## DATASET SECTION
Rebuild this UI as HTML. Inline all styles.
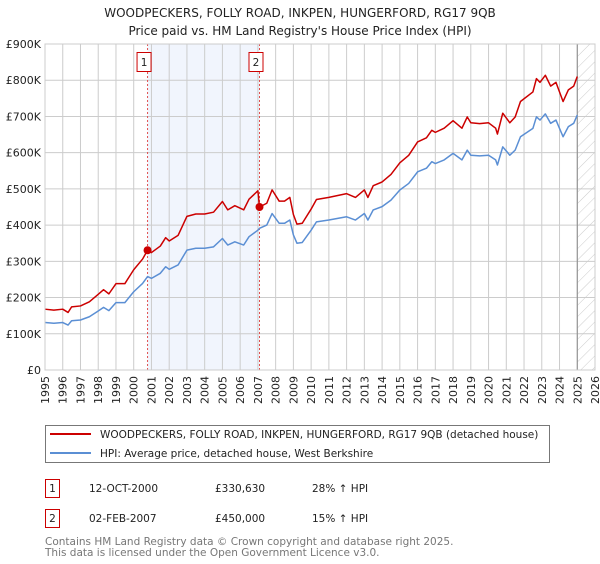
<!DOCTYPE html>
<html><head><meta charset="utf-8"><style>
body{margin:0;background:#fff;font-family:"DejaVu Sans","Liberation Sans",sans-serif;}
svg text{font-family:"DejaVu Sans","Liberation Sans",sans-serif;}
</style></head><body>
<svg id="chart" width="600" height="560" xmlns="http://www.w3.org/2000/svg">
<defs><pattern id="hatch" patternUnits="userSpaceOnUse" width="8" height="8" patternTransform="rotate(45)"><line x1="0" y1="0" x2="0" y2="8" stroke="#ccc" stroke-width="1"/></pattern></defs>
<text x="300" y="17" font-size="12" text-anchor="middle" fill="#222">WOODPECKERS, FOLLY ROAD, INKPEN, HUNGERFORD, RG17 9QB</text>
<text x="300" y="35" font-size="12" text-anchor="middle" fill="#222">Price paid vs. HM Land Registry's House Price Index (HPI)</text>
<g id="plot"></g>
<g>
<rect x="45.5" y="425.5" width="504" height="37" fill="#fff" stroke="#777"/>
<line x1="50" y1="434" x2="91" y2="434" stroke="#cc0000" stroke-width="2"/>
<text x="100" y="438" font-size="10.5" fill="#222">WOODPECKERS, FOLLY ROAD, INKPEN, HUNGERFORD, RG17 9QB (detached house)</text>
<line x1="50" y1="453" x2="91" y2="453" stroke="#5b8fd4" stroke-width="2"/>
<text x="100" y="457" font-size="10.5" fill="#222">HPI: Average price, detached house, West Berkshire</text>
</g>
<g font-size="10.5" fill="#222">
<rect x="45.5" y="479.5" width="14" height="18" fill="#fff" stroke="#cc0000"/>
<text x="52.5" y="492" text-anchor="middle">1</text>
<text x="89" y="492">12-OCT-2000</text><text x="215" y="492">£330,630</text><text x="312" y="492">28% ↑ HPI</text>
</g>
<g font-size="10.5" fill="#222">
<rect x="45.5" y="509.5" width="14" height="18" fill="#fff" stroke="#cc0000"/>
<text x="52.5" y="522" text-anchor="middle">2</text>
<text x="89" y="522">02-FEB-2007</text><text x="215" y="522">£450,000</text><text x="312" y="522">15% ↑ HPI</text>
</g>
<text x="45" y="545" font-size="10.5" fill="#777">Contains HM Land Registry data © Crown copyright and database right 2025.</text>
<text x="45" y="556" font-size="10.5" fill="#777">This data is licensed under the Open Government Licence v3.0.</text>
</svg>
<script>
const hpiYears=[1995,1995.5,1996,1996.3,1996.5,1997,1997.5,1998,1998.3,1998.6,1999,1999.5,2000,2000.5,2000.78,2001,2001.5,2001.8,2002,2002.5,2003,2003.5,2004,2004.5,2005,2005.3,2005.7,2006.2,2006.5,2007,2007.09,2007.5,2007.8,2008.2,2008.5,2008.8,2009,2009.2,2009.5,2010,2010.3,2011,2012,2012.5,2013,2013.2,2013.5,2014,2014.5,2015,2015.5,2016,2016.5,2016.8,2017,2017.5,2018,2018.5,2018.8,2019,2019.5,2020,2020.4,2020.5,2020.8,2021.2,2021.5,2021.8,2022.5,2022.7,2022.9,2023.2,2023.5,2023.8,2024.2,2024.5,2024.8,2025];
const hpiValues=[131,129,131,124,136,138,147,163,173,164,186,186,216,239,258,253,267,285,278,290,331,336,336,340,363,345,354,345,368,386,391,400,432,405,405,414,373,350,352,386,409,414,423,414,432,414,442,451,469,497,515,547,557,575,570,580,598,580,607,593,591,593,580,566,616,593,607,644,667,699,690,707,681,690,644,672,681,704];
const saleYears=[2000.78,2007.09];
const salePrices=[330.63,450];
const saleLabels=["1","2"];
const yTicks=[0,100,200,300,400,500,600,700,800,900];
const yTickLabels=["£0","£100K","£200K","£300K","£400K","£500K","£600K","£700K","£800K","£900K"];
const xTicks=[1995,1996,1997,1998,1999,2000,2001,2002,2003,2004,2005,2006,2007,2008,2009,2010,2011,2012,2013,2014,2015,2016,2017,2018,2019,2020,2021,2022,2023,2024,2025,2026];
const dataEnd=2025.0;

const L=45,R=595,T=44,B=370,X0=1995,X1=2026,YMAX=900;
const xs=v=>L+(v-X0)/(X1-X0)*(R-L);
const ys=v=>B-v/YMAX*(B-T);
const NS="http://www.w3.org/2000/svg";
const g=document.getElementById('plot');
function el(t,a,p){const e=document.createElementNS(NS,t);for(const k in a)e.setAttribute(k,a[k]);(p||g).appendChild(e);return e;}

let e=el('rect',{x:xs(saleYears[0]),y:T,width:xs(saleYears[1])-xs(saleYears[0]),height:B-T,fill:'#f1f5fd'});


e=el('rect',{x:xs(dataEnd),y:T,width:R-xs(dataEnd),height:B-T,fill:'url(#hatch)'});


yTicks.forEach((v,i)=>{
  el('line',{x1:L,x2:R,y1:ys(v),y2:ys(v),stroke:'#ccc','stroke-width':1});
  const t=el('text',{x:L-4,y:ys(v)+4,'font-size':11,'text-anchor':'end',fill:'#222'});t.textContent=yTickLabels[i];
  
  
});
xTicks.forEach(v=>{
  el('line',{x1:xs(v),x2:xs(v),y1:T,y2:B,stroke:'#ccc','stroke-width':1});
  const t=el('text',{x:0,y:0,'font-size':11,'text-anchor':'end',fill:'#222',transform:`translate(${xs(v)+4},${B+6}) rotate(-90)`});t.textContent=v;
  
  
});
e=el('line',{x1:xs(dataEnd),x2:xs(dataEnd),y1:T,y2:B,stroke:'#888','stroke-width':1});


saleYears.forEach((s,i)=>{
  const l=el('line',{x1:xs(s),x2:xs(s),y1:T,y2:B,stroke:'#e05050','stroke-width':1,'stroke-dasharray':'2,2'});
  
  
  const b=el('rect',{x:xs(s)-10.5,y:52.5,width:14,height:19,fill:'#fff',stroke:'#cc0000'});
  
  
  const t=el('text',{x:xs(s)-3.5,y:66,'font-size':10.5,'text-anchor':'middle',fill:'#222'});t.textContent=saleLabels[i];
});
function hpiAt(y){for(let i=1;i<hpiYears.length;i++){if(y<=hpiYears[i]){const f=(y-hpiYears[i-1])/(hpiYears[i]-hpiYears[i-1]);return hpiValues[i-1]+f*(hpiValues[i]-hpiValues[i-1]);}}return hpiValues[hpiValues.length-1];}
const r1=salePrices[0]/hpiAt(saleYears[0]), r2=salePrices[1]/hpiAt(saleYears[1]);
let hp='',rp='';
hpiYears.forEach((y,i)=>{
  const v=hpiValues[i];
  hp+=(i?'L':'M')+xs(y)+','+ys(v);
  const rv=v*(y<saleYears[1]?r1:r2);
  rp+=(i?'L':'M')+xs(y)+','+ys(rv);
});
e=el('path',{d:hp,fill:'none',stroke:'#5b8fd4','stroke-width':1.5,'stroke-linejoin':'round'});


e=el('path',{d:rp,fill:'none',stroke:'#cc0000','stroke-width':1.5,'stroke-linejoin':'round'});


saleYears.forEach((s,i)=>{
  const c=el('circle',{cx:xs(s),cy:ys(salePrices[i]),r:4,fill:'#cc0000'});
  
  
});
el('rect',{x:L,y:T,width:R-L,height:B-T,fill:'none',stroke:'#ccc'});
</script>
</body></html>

## PROBLEM TO WORK ON
All of the material above is to be copied exactly, except for its images.

## TASK SOLUTION
Rebuild this UI as HTML. Inline all styles.
<!DOCTYPE html>
<html><head><meta charset="utf-8"><style>
body{margin:0;background:#fff;font-family:"DejaVu Sans","Liberation Sans",sans-serif;}
svg text{font-family:"DejaVu Sans","Liberation Sans",sans-serif;}
</style></head><body>
<svg id="chart" width="600" height="560" xmlns="http://www.w3.org/2000/svg">
<defs><pattern id="hatch" patternUnits="userSpaceOnUse" width="8" height="8" patternTransform="rotate(45)"><line x1="0" y1="0" x2="0" y2="8" stroke="#ccc" stroke-width="1"/></pattern></defs>
<text x="300" y="17" font-size="12" text-anchor="middle" fill="#222">WOODPECKERS, FOLLY ROAD, INKPEN, HUNGERFORD, RG17 9QB</text>
<text x="300" y="35" font-size="12" text-anchor="middle" fill="#222">Price paid vs. HM Land Registry's House Price Index (HPI)</text>
<g id="plot"></g>
<g>
<rect x="45.5" y="425.5" width="504" height="37" fill="#fff" stroke="#777"/>
<line x1="50" y1="434" x2="91" y2="434" stroke="#cc0000" stroke-width="2"/>
<text x="100" y="438" font-size="10.5" fill="#222">WOODPECKERS, FOLLY ROAD, INKPEN, HUNGERFORD, RG17 9QB (detached house)</text>
<line x1="50" y1="453" x2="91" y2="453" stroke="#5b8fd4" stroke-width="2"/>
<text x="100" y="457" font-size="10.5" fill="#222">HPI: Average price, detached house, West Berkshire</text>
</g>
<g font-size="10.5" fill="#222">
<rect x="45.5" y="479.5" width="14" height="18" fill="#fff" stroke="#cc0000"/>
<text x="52.5" y="492" text-anchor="middle">1</text>
<text x="89" y="492">12-OCT-2000</text><text x="215" y="492">£330,630</text><text x="312" y="492">28% ↑ HPI</text>
</g>
<g font-size="10.5" fill="#222">
<rect x="45.5" y="509.5" width="14" height="18" fill="#fff" stroke="#cc0000"/>
<text x="52.5" y="522" text-anchor="middle">2</text>
<text x="89" y="522">02-FEB-2007</text><text x="215" y="522">£450,000</text><text x="312" y="522">15% ↑ HPI</text>
</g>
<text x="45" y="545" font-size="10.5" fill="#777">Contains HM Land Registry data © Crown copyright and database right 2025.</text>
<text x="45" y="556" font-size="10.5" fill="#777">This data is licensed under the Open Government Licence v3.0.</text>
</svg>
<script>
const hpiYears=[1995,1995.5,1996,1996.3,1996.5,1997,1997.5,1998,1998.3,1998.6,1999,1999.5,2000,2000.5,2000.78,2001,2001.5,2001.8,2002,2002.5,2003,2003.5,2004,2004.5,2005,2005.3,2005.7,2006.2,2006.5,2007,2007.09,2007.5,2007.8,2008.2,2008.5,2008.8,2009,2009.2,2009.5,2010,2010.3,2011,2012,2012.5,2013,2013.2,2013.5,2014,2014.5,2015,2015.5,2016,2016.5,2016.8,2017,2017.5,2018,2018.5,2018.8,2019,2019.5,2020,2020.4,2020.5,2020.8,2021.2,2021.5,2021.8,2022.5,2022.7,2022.9,2023.2,2023.5,2023.8,2024.2,2024.5,2024.8,2025];
const hpiValues=[131,129,131,124,136,138,147,163,173,164,186,186,216,239,258,253,267,285,278,290,331,336,336,340,363,345,354,345,368,386,391,400,432,405,405,414,373,350,352,386,409,414,423,414,432,414,442,451,469,497,515,547,557,575,570,580,598,580,607,593,591,593,580,566,616,593,607,644,667,699,690,707,681,690,644,672,681,704];
const saleYears=[2000.78,2007.09];
const salePrices=[330.63,450];
const saleLabels=["1","2"];
const yTicks=[0,100,200,300,400,500,600,700,800,900];
const yTickLabels=["£0","£100K","£200K","£300K","£400K","£500K","£600K","£700K","£800K","£900K"];
const xTicks=[1995,1996,1997,1998,1999,2000,2001,2002,2003,2004,2005,2006,2007,2008,2009,2010,2011,2012,2013,2014,2015,2016,2017,2018,2019,2020,2021,2022,2023,2024,2025,2026];
const dataEnd=2025.0;

const L=45,R=595,T=44,B=370,X0=1995,X1=2026,YMAX=900;
const xs=v=>L+(v-X0)/(X1-X0)*(R-L);
const ys=v=>B-v/YMAX*(B-T);
const NS="http://www.w3.org/2000/svg";
const g=document.getElementById('plot');
function el(t,a,p){const e=document.createElementNS(NS,t);for(const k in a)e.setAttribute(k,a[k]);(p||g).appendChild(e);return e;}

let e=el('rect',{x:xs(saleYears[0]),y:T,width:xs(saleYears[1])-xs(saleYears[0]),height:B-T,fill:'#f1f5fd'});


e=el('rect',{x:xs(dataEnd),y:T,width:R-xs(dataEnd),height:B-T,fill:'url(#hatch)'});


yTicks.forEach((v,i)=>{
  el('line',{x1:L,x2:R,y1:ys(v),y2:ys(v),stroke:'#ccc','stroke-width':1});
  const t=el('text',{x:L-4,y:ys(v)+4,'font-size':11,'text-anchor':'end',fill:'#222'});t.textContent=yTickLabels[i];
  
  
});
xTicks.forEach(v=>{
  el('line',{x1:xs(v),x2:xs(v),y1:T,y2:B,stroke:'#ccc','stroke-width':1});
  const t=el('text',{x:0,y:0,'font-size':11,'text-anchor':'end',fill:'#222',transform:`translate(${xs(v)+4},${B+6}) rotate(-90)`});t.textContent=v;
  
  
});
e=el('line',{x1:xs(dataEnd),x2:xs(dataEnd),y1:T,y2:B,stroke:'#888','stroke-width':1});


saleYears.forEach((s,i)=>{
  const l=el('line',{x1:xs(s),x2:xs(s),y1:T,y2:B,stroke:'#e05050','stroke-width':1,'stroke-dasharray':'2,2'});
  
  
  const b=el('rect',{x:xs(s)-10.5,y:52.5,width:14,height:19,fill:'#fff',stroke:'#cc0000'});
  
  
  const t=el('text',{x:xs(s)-3.5,y:66,'font-size':10.5,'text-anchor':'middle',fill:'#222'});t.textContent=saleLabels[i];
});
function hpiAt(y){for(let i=1;i<hpiYears.length;i++){if(y<=hpiYears[i]){const f=(y-hpiYears[i-1])/(hpiYears[i]-hpiYears[i-1]);return hpiValues[i-1]+f*(hpiValues[i]-hpiValues[i-1]);}}return hpiValues[hpiValues.length-1];}
const r1=salePrices[0]/hpiAt(saleYears[0]), r2=salePrices[1]/hpiAt(saleYears[1]);
let hp='',rp='';
hpiYears.forEach((y,i)=>{
  const v=hpiValues[i];
  hp+=(i?'L':'M')+xs(y)+','+ys(v);
  const rv=v*(y<saleYears[1]?r1:r2);
  rp+=(i?'L':'M')+xs(y)+','+ys(rv);
});
e=el('path',{d:hp,fill:'none',stroke:'#5b8fd4','stroke-width':1.5,'stroke-linejoin':'round'});


e=el('path',{d:rp,fill:'none',stroke:'#cc0000','stroke-width':1.5,'stroke-linejoin':'round'});


saleYears.forEach((s,i)=>{
  const c=el('circle',{cx:xs(s),cy:ys(salePrices[i]),r:4,fill:'#cc0000'});
  
  
});
el('rect',{x:L,y:T,width:R-L,height:B-T,fill:'none',stroke:'#ccc'});
</script>
</body></html>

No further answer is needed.